Mystique is the alpha male of his pod and is also scarred from his many battles, including a battle with a bull shark in December 2007. Once again a dolphin sought refuge in the cove at Barnacles with volunteers feeding and caring for him around the clock for 10 days. Once he was able to hunt for himself, Mystique thanked everyone with an aerial display before heading out with Patch to return to the wild.
Patch is a female member of Mystique’s pod who started to come into the Cove to feed after the disappearance of Scarry. She is thought to be in her mid twenties and weigh just over 200 kg. In comparison to Mystique she has very few battle scars and she is throwing a pink colour as she ages.

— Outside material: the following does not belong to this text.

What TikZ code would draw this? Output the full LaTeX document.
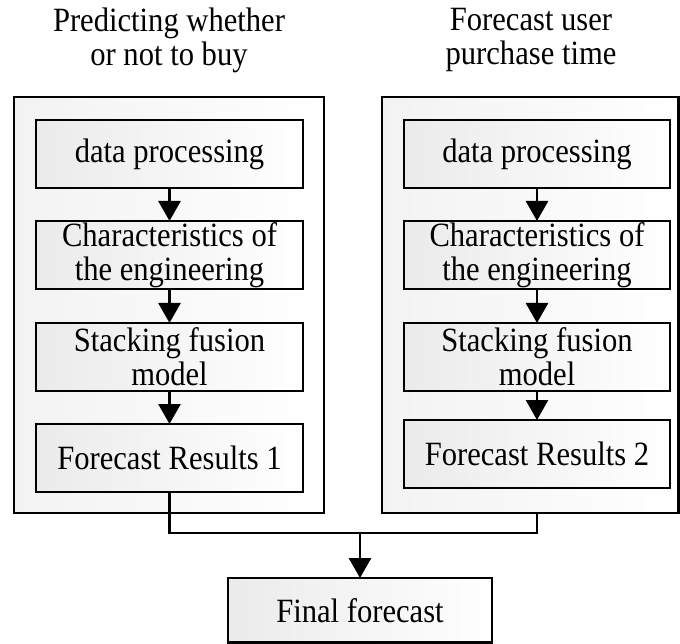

More recently another young dolphin known as ‘Harmony’ began visiting regularly with Mystique. Harmony is a juvenile male thought to be about five years old. This makes the fourth generation of dolphin to feed with the locals and visitors to Tin Can Bay. Harmony is also quite scarred for one so young and appears to be holding up the family tradition of liking a good fight. Harmony is very inquisitive and likes to check out his human visitors from a distance.
Our pod of Australian Humpbacks are :-
- White Fin
A note for those venturing out on the water
Australian Humpback dolphins are shy dolphins so it is a rare privilege to interact with this species so closely. We would like to remind people that feeding these dolphins from a boat is illegal, but more importantly it encourages them to pursue boats which can cause injury for an inexperienced dolphin. The quality of the fish is also very important and contaminated fish can be dangerous to the health of the dolphins.
When boating in the Tin Can Bay area, admire our dolphins from a distance while out on the water or come and visit us at the Dolphin Centre if you would like to feed them.
The maximum penalty for intentionally feeding (other than permitted feeding programs) or touching a dolphin is $8,000. The maximum penalty for approaching a dolphin to within less than 100m (300m for jet skis) is +- $12,000.